Abstract

As he reminisces about his Edwardian past during the period of British colonial rule in India, Colonel Redfern, who belongs to the class that ostensibly constitutes Jimmy Porter's "natural" enemy, is overcome by nostalgia. When Jimmy Porter, the working-class protagonist and anti-establishment hero, remembered by commentators as "represent[ing] a postwar generation in his anger, petulance, dissatisfaction, infirmity of purpose, railing, [and] complaining," alludes to the Colonel (after endless bouts of indiscriminate attacks on Alison, his wife and the Colonel's daughter, in an attempt to shake her out of her upper-class complacency), his anger wanes. Exhibiting sympathy for the Colonel, he sighs about the end of the imperial dream.
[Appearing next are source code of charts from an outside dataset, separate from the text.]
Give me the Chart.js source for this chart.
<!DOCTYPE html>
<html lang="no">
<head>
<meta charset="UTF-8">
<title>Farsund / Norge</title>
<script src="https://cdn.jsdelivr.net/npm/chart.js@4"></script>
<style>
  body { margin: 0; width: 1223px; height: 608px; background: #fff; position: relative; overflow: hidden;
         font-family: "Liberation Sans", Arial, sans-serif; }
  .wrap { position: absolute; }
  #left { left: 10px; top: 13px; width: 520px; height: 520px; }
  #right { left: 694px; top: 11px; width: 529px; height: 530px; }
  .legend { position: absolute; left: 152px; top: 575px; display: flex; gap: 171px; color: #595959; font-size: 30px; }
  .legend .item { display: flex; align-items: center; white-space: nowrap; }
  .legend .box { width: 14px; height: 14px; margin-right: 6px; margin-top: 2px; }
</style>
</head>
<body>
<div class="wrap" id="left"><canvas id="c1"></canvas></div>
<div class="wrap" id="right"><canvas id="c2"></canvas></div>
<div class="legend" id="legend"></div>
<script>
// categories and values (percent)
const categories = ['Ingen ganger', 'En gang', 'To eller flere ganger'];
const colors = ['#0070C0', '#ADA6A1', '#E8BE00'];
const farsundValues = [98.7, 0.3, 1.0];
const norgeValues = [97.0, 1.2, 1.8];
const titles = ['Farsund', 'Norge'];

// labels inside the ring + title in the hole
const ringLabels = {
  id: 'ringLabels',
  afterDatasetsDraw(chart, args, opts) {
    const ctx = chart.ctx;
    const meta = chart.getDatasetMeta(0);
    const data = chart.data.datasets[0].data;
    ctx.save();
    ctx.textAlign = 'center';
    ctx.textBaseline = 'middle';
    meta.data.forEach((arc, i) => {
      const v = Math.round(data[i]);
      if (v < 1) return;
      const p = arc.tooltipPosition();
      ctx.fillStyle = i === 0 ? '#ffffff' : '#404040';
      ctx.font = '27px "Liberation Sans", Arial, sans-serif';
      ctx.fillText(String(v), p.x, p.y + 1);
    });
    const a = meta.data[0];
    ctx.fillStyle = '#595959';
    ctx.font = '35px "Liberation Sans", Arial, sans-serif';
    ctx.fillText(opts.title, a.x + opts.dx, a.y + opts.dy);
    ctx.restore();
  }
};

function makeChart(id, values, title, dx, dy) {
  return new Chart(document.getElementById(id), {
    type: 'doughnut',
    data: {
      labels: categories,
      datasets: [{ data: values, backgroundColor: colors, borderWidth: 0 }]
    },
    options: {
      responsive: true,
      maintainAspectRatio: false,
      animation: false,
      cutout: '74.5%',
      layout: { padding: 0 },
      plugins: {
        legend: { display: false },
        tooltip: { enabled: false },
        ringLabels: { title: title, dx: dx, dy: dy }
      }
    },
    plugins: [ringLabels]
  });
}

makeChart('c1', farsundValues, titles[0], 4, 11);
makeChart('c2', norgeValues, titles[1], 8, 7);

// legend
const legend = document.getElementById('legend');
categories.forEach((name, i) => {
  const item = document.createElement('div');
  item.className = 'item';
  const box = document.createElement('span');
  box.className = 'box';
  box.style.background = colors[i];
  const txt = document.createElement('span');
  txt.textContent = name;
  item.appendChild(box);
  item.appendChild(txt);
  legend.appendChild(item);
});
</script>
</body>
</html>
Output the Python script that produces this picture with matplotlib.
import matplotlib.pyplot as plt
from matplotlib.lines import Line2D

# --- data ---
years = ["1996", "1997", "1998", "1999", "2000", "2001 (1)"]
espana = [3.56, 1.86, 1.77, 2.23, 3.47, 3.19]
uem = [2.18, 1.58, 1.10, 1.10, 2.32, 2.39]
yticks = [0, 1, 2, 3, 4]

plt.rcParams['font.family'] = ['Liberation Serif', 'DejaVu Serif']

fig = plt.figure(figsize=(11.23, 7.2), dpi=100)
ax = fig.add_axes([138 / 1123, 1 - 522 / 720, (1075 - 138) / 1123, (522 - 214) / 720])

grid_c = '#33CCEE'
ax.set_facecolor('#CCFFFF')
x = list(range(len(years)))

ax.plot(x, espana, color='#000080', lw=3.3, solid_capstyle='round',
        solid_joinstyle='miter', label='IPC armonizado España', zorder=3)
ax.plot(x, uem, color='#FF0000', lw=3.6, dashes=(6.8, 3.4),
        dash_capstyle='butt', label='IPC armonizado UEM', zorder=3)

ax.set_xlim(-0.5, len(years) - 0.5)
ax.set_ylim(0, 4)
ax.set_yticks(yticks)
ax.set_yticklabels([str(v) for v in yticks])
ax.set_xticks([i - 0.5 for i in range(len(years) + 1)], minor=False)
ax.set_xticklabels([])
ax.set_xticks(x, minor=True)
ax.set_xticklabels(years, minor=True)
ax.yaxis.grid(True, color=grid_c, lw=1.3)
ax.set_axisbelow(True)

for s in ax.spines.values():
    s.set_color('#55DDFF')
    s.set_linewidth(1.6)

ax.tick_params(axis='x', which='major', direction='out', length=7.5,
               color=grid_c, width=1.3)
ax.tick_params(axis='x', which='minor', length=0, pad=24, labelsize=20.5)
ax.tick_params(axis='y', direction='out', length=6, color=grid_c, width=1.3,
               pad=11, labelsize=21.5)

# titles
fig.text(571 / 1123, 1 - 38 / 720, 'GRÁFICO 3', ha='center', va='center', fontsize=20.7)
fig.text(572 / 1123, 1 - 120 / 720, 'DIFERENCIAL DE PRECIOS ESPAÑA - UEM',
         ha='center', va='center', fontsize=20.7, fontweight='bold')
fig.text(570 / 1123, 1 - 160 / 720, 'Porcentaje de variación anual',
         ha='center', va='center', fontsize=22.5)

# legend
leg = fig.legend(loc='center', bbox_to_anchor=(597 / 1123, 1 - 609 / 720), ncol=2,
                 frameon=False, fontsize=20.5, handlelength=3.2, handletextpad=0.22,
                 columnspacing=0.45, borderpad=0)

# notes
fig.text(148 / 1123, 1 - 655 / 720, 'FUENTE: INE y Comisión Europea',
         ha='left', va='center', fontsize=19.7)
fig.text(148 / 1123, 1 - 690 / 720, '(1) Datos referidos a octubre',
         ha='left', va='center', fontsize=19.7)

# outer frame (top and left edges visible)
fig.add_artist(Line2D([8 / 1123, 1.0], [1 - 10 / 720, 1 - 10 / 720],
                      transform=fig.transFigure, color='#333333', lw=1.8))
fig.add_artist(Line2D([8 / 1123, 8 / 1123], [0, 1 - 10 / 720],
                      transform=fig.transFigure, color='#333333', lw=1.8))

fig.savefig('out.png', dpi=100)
The attitudes of the Colonel and Jimmy shed a new light on John Osborne's play Look Back in Anger, a play that has been recorded as "the beginning of a revolution in the British theatre," and lead to some interesting insights about Jimmy Porter, hailed as the voice of a whole generation of disgruntled anti-establishment intellectuals On one level, references to the imperial dream reveal that at the time that Osborne wrote the play, the Raj was a pressing issue for both Jimmy Porter and his creator, Osborne. More importantly, they illuminate an essential contradiction in Jimmy Porter's anti-establishment stance. Even as he is critical of the establishment, Jimmy's sympathetic attention to the Colonel, and by implication to the executors of imperial policies in India, brings into the playa discourse of imperialism that refuses a critique of the empire.